Advances in Magnetic Resonance Imaging
Climate change is a hot topic these days, with great attention focused on the need to reduce atmospheric carbon dioxide (CO2) concentrations to slow the process of global warming. Such reduction will rely, in part, on developing better quality—that is, lower emission—automotive fuels, and among the most promising approaches to improving fuel quality is the use of gas-to-liquid (GTL) refining technologies.
But making GTL competitive with conventional oil refining technology will require improved design trickle-bed reactors (TBRs). TBRs are essentially a column filled with catalyst particles, through which gas and liquid flow downward. Improved design and operation of TBRs could reduce CO2 emissions by 400 million metric tons a year, or about 2 percent of global CO2 emissions.
TBRs are currently designed by using imprecise empirical correlations, which leads to significantly oversized reactors and higher operating and capital costs, thereby putting TBR technology at a competitive disadvantage. The best way to improve TBR design is to enhance our understanding and modeling of the reactors through new phenomenological models and better closure laws for computational fluid dynamics simulations. Both of these require measurements of the velocity of the liquid and gas inside the reactor, as this will determine the overall performance of the reactor.
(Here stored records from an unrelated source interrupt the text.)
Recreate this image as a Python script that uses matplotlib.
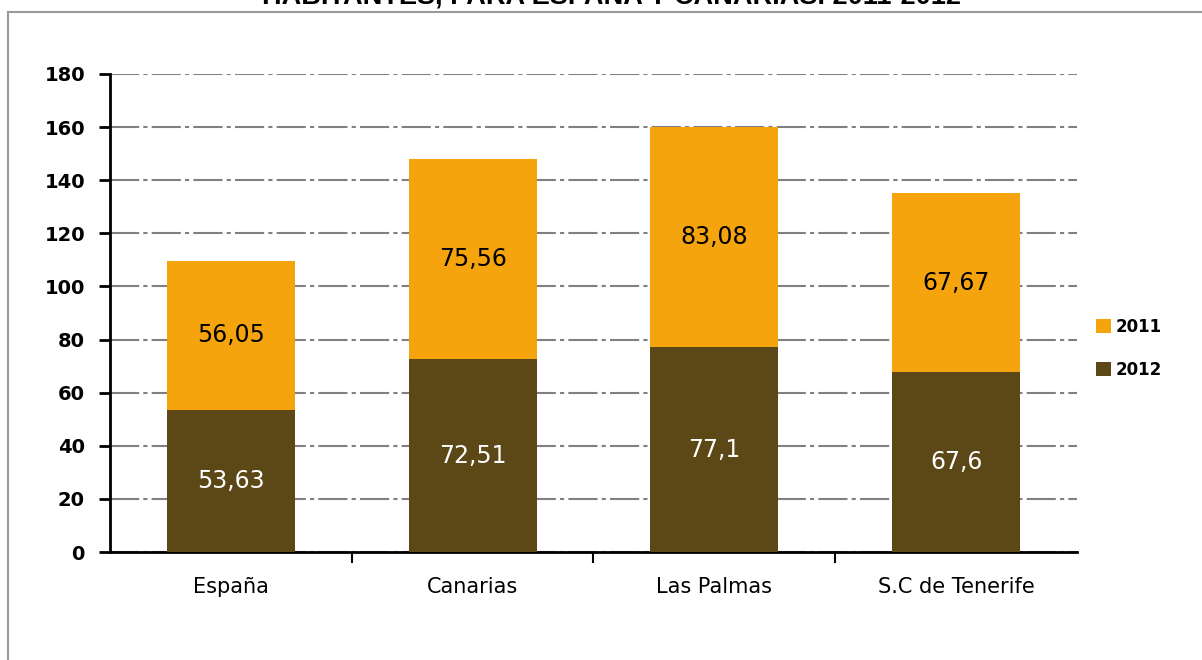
import matplotlib.pyplot as plt
from matplotlib.lines import Line2D

# Data
categories = ['España', 'Canarias', 'Las Palmas', 'S.C de Tenerife']
values_2012 = [53.63, 72.51, 77.1, 67.6]
values_2011 = [56.05, 75.56, 83.08, 67.67]
y_ticks = [0, 20, 40, 60, 80, 100, 120, 140, 160, 180]

color_2011 = '#F5A40E'
color_2012 = '#5C4716'

fig = plt.figure(figsize=(12.02, 6.6), dpi=100)
ax = fig.add_axes([0.0915, 0.1636, 0.8045, 0.7243])

x = list(range(len(categories)))
width = 0.53
ax.bar(x, values_2012, width, color=color_2012, label='2012', zorder=3)
ax.bar(x, values_2011, width, bottom=values_2012, color=color_2011, label='2011', zorder=3)

# Data labels
for i in x:
    b, t = values_2012[i], values_2011[i]
    ax.text(i, b / 2, f'{b:g}'.replace('.', ','), ha='center', va='center',
            color='white', fontsize=17, zorder=4)
    ax.text(i, b + t / 2, f'{t:g}'.replace('.', ','), ha='center', va='center',
            color='black', fontsize=17, zorder=4)

ax.set_xlim(-0.5, 3.5)
ax.set_ylim(0, 180)
ax.set_yticks(y_ticks)
ax.set_yticklabels([str(v) for v in y_ticks], fontsize=14, fontweight='bold')

# category labels centered, tick marks at the boundaries
ax.set_xticks(x)
ax.set_xticklabels(categories, fontsize=15)
ax.tick_params(axis='x', length=0, pad=18)
ax.set_xticks([0.5, 1.5, 2.5], minor=True)
ax.tick_params(axis='x', which='minor', length=8, width=1.5, direction='out', color='black')
ax.tick_params(axis='y', length=8, width=2, direction='out', color='black', pad=10)

ax.yaxis.grid(True, color='#808080', linestyle=(0, (14, 2, 2, 2)), linewidth=1.5, zorder=0)
ax.set_axisbelow(True)

for s in ['top', 'right']:
    ax.spines[s].set_visible(False)
ax.spines['left'].set_linewidth(2)
ax.spines['bottom'].set_linewidth(2)

# Legend (2011 above 2012)
handles, labels = ax.get_legend_handles_labels()
leg = fig.legend(handles[::-1], labels[::-1], loc='center left',
                 bbox_to_anchor=(0.899, 0.472), frameon=False,
                 handlelength=0.9, handleheight=0.9, handletextpad=0.3,
                 labelspacing=1.5, prop={'size': 12, 'weight': 'bold'})

# Outer frame (left and top edges)
fig.add_artist(Line2D([8 / 1202, 8 / 1202], [0, 1 - 12 / 660], color='#999999', linewidth=1.5))
fig.add_artist(Line2D([8 / 1202, 1], [1 - 12 / 660, 1 - 12 / 660], color='#999999', linewidth=1.5))

# Title, cut off at the top edge
fig.text(0.509, 1 - 4 / 660, 'HABITANTES, PARA ESPAÑA Y CANARIAS. 2011-2012',
         ha='center', va='baseline', fontsize=19.5, fontweight='bold',
         family='Liberation Sans')

fig.savefig('out.png', dpi=100)
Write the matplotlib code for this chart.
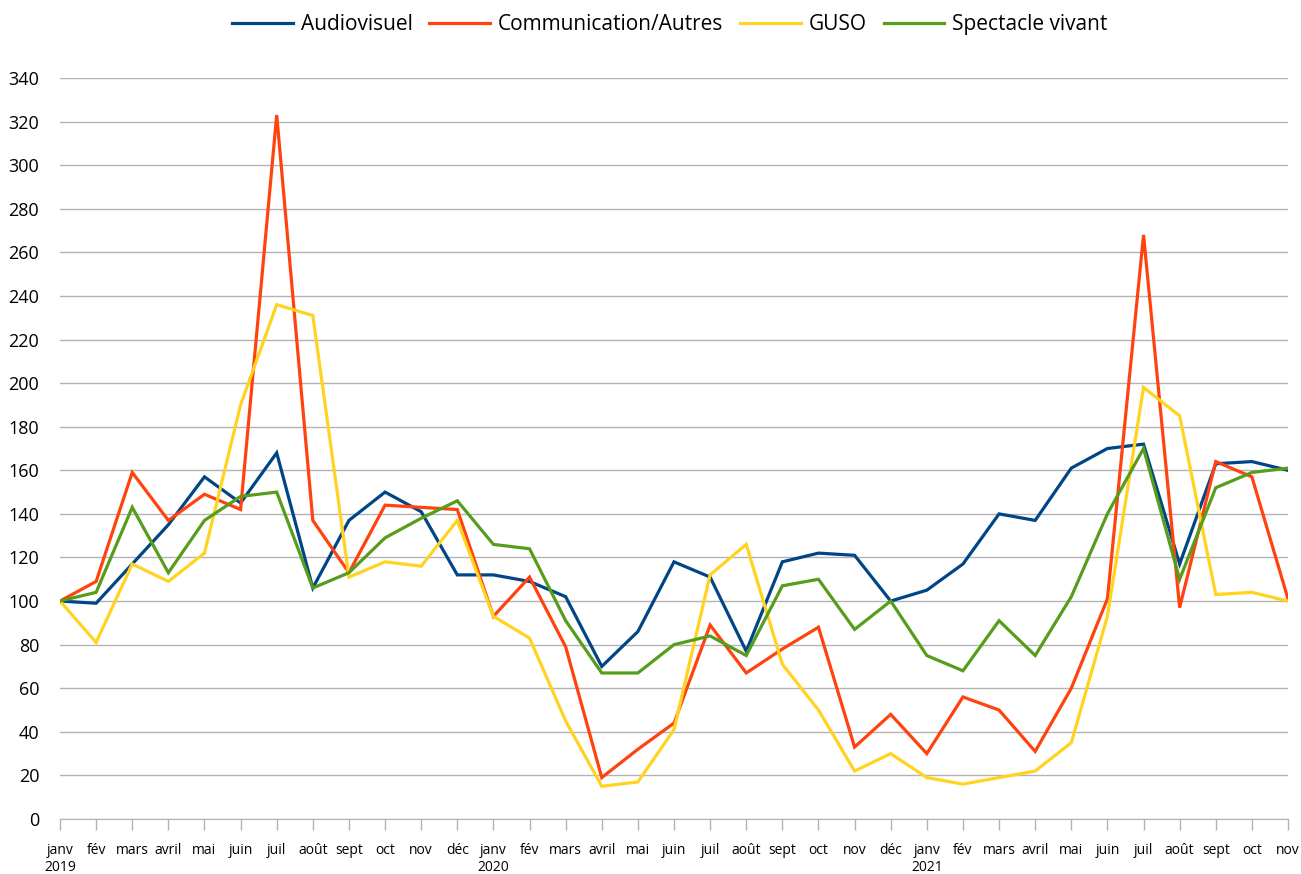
import numpy as np
import matplotlib
matplotlib.use("Agg")
import matplotlib.pyplot as plt

plt.rcParams['font.family'] = ['Open Sans', 'DejaVu Sans']

mois = ["janv", "fév", "mars", "avril", "mai", "juin", "juil", "août",
        "sept", "oct", "nov", "déc"]
annees = ["2019", "2020", "2021"]

audiovisuel = [100, 99, 117, 135, 157, 145, 168, 106, 137, 150, 141, 112,
               112, 109, 102, 70, 86, 118, 111, 77, 118, 122, 121, 100,
               105, 117, 140, 137, 161, 170, 172, 117, 163, 164, 160]
communication = [100, 109, 159, 137, 149, 142, 323, 137, 113, 144, 143, 142,
                 93, 111, 79, 19, 32, 44, 89, 67, 78, 88, 33, 48,
                 30, 56, 50, 31, 60, 101, 268, 97, 164, 157, 101]
guso = [100, 81, 117, 109, 122, 190, 236, 231, 111, 118, 116, 137,
        93, 83, 45, 15, 17, 41, 112, 126, 71, 50, 22, 30,
        19, 16, 19, 22, 35, 93, 198, 185, 103, 104, 100]
spectacle = [100, 104, 143, 113, 137, 148, 150, 106, 113, 129, 138, 146,
             126, 124, 91, 67, 67, 80, 84, 75, 107, 110, 87, 100,
             75, 68, 91, 75, 102, 140, 170, 110, 152, 159, 161]

series = [("Audiovisuel", audiovisuel, "#004586"),
          ("Communication/Autres", communication, "#ff420e"),
          ("GUSO", guso, "#ffd320"),
          ("Spectacle vivant", spectacle, "#579d1c")]

n = len(audiovisuel)
x = np.arange(n)
labels = []
for i in range(n):
    m = mois[i % 12]
    if i % 12 == 0:
        m = m + "\n" + annees[i // 12]
    labels.append(m)

fig = plt.figure(figsize=(13.01, 8.74), dpi=100)
ax = fig.add_axes([60/1301, 1-819/874, 1228/1301, (819-78)/874])

for nom, vals, col in series:
    ax.plot(x, vals, color=col, lw=2.3, label=nom, solid_joinstyle='miter')

ax.set_xlim(0, n-1)
ax.set_ylim(0, 340)
ax.set_yticks(np.arange(0, 341, 20))
ax.set_xticks(x)
ax.set_xticklabels(labels, fontsize=10, linespacing=1.2)
ax.tick_params(axis='y', length=0, labelsize=13, pad=15)
ax.tick_params(axis='x', length=8, color='#b3b3b3', width=1, pad=9)
ax.grid(axis='y', color='#b3b3b3', lw=1)
ax.set_axisbelow(True)
for s in ['top', 'right', 'left']:
    ax.spines[s].set_visible(False)
ax.spines['bottom'].set_color('#b3b3b3')

fig.legend(loc='upper center', bbox_to_anchor=(0.515, 1.005), ncol=4,
           frameon=False, fontsize=15, handlelength=2.9, columnspacing=0.8,
           handletextpad=0.4)

fig.savefig("out.png", dpi=100)
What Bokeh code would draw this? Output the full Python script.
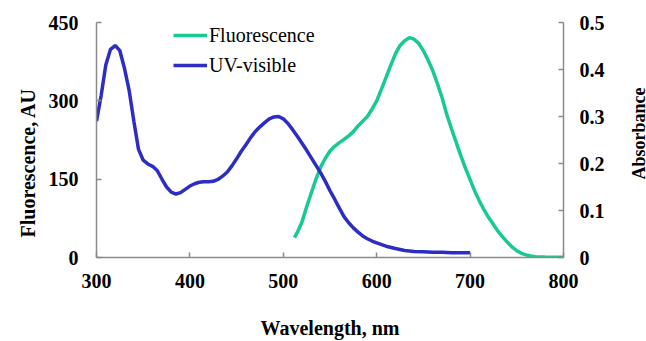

The only technique that can provide these measurements is magnetic resonance imaging (MRI), but the signal-to-noise ratio of conventional gas phase imaging is too low to achieve the required resolution. Collaboration between the Magnetic Resonance Research Centre at the University of Cambridge and Microsoft Research has produced a compressed sensing algorithm that enables gas phase velocity mapping at a resolution an order of magnitude greater than in the past. These measurements are of sufficiently high resolution to enable characterization of the interfacial velocity between the liquid and gas, which is critical to improved understanding of the reactor’s behavior and prospective design improvements.
In addition to its potential for helping to reduce atmospheric CO2 emissions, the compressed sensing algorithm could lead to greater use of MRI as a means for testing hypotheses about the process under study. A particular target is to reduce data acquisition times by an order of magnitude; this opens up new opportunities for studying chemical engineering processes, as well as enabling the implementation of magnetic resonance measurements with low magnetic field hardware, which would enable the use of on-site MRI as a process analytics tool.
Most recently, we have been looking at radical techniques that avoid altogether the need to produce an image in order to perform a particular analysis. Producing an intermediate image is very costly in terms of the amount of data required, and may be unnecessary when what is needed is a simple decision, or an estimate of the value of a few parameters. An example is estimating the density and shape distribution of bubbles in a reactor. We have shown that this can be done directly, without any intermediate image, resulting in much shorter acquisition times and tolerance to noise. Ultimately this could allow the use of more compact MRI machines, avoiding the need for strong magnetic fields, and thus avoiding the need for supercooling. This would simplify the machinery both in terms of weight and cost, and allow certain kinds of measurements which were previously impossible. The resulting machines could have an impact both in chemical engineering and, potentially, medical diagnosis.